Entries with chart source code:
• • •

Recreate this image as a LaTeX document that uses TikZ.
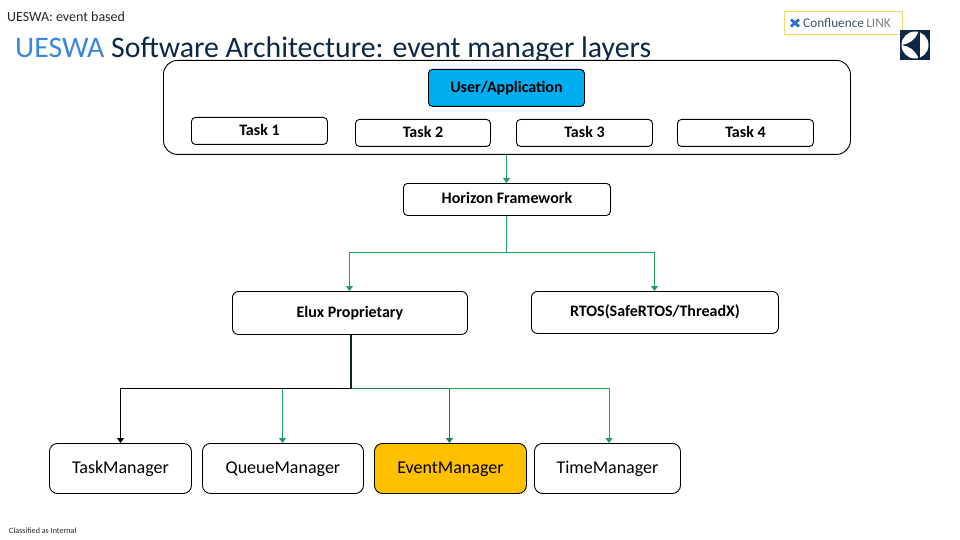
\documentclass[tikz,border=0pt]{standalone}
\usepackage{fontspec}
\setmainfont{Carlito}
\usetikzlibrary{arrows.meta}
\definecolor{grn}{HTML}{1E9E5A}
\definecolor{navy}{HTML}{0F2747}
\definecolor{titleblue}{HTML}{3C85E0}
\definecolor{skyb}{HTML}{00AEEF}
\definecolor{amber}{HTML}{FFC000}
\definecolor{cgold}{HTML}{F5D76E}
\definecolor{cblue}{HTML}{2F6FD0}
\tikzset{
  x=1pt,y=-1pt,
  boxn/.style={draw=black,line width=0.9pt,rounded corners=#1,fill=white,inner sep=0,align=center},
  boxn/.default=4pt,
  bold14/.style={font=\fontsize{16}{18}\selectfont\bfseries,text height=10.5pt,text depth=1.5pt},
  reg18/.style={font=\fontsize{18}{20}\selectfont,text height=12pt,text depth=2.6pt},
  arr/.style={-{Triangle[length=5pt,width=7pt]},line width=0.9pt},
  gline/.style={arr,draw=grn,color=grn},
  kline/.style={arr,draw=black,color=black},
}
\newcommand{\bx}[7][]{\node[boxn=#2,#1,minimum width=#5pt,minimum height=#6pt,anchor=north west] (#3) at #4 {#7};}
\begin{document}
\begin{tikzpicture}
\useasboundingbox (0,0) rectangle (960,540);
\node[anchor=west,inner sep=0,font=\fontsize{14}{16}\selectfont,text=black!85] (hdr) at (7,16.5) {UESWA: event based};
\node[anchor=west,inner sep=0,font=\fontsize{29.8}{32}\selectfont,text=navy] (ttl) at (15,49.5) {\textcolor{titleblue}{UESWA} Software Architecture: event manager layers};
\node[draw=cgold,line width=1pt,minimum width=118pt,minimum height=23pt,anchor=north west,inner sep=0] (conf) at (784,11.5) {};
\node[anchor=west,inner sep=0,font=\fontsize{13.3}{15}\selectfont,text=navy!80] (conft) at (803,22.5) {Confluence\,\textcolor{black!50}{LINK}};
\draw[cblue,line width=2.8pt] (791,19.5) -- (799,26.5) (799,19.5) -- (791,26.5);
\fill[navy] (900,30) rectangle (930,60);
\fill[white] (915,45) circle (13.5pt);
\fill[navy] (918,31) rectangle (919.5,59);
\fill[navy] (918,33) .. controls (915,40) and (909,44) .. (902,45) .. controls (909,46) and (915,50) .. (918,57) -- cycle;
\bx{14pt}{outer}{(163,60)}{687}{94}{}
\bx[fill=skyb,bold14]{4pt}{user}{(428,69)}{156}{37}{User/Application}
\bx[bold14]{4pt}{t1}{(191,117)}{136}{27}{Task 1}
\bx[bold14]{4pt}{t2}{(355,119)}{135}{27}{Task 2}
\bx[bold14]{4pt}{t3}{(516,119)}{136}{27}{Task 3}
\bx[bold14]{4pt}{t4}{(677,119)}{136}{27}{Task 4}
\bx[bold14]{4pt}{hf}{(403,183)}{207}{32}{Horizon Framework}
\bx[bold14]{6pt}{elux}{(232,291)}{235}{43}{Elux Proprietary}
\bx[bold14]{6pt}{rtos}{(531,291)}{247}{42}{RTOS(SafeRTOS/ThreadX)}
\bx[reg18]{8pt}{tm}{(49,443)}{142}{50}{TaskManager}
\bx[reg18]{8pt}{qm}{(202,443)}{161}{50}{QueueManager}
\bx[reg18,fill=amber]{8pt}{em}{(374,443)}{152}{50}{EventManager}
\bx[reg18]{8pt}{ti}{(534,443)}{146}{50}{TimeManager}
\coordinate (j1) at (506.5,252.5);
\coordinate (j2) at (350.5,388.5);
\coordinate (j3) at (449.5,388.5);
\draw[gline] (506.5,0 |- outer.south) -- (506.5,0 |- hf.north);
\draw[draw=grn,line width=0.9pt] (506.5,0 |- hf.south) -- (j1);
\draw[gline] (j1) -| (349.5,0 |- elux.north);
\draw[gline] (j1) -| (654.5,0 |- rtos.north);
\draw[gline] (j3) -| (609,0 |- ti.north);
\draw[gline] (282.5,388.5) -- (282.5,0 |- qm.north);
\draw[gline,draw=grn!80!black,line width=1.3pt] (j3) -- (449.5,0 |- em.north);
\draw[draw=grn!80!black,line width=1.6pt] (j2) -- (j3);
\draw[kline,line width=1.2pt] (j2) -| (120.5,0 |- tm.north);
\draw[draw=black!75!grn,line width=2pt] (350.5,0 |- elux.south) -- (j2);
\node[anchor=west,inner sep=0,font=\fontsize{8.1}{9}\selectfont,text=black!85] (cls) at (9,530.5) {Classified as Internal};
\end{tikzpicture}
\end{document}
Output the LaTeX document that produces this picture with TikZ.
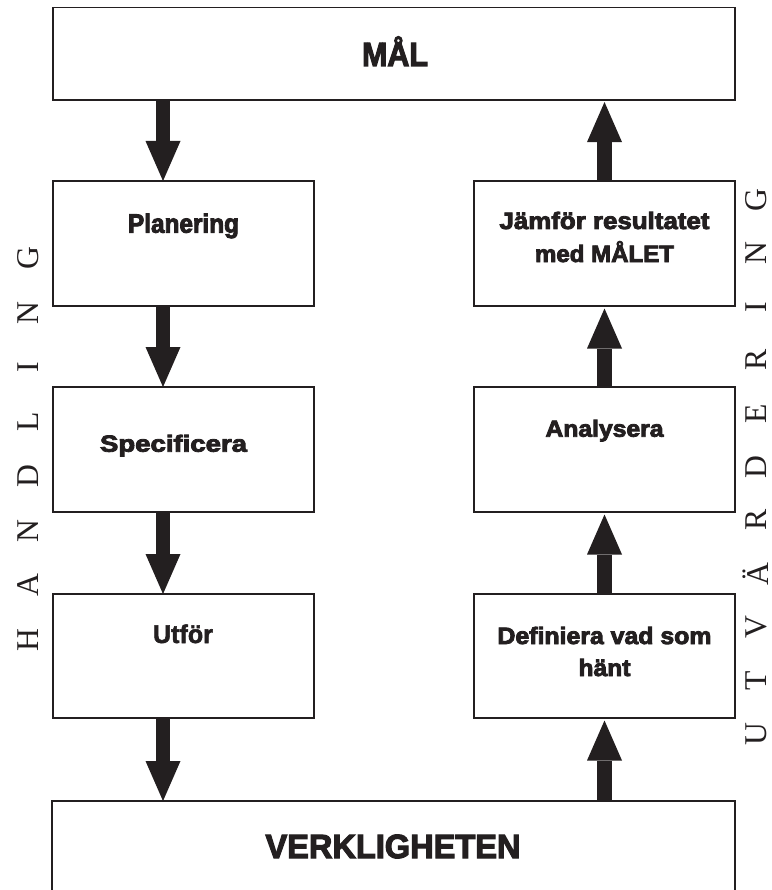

• • •

- Given exercise
Copy out each line of the data containing the string "that".

- Answer below
Recreate this image as a LaTeX document that uses TikZ.
Output the LaTeX document that produces this picture with TikZ.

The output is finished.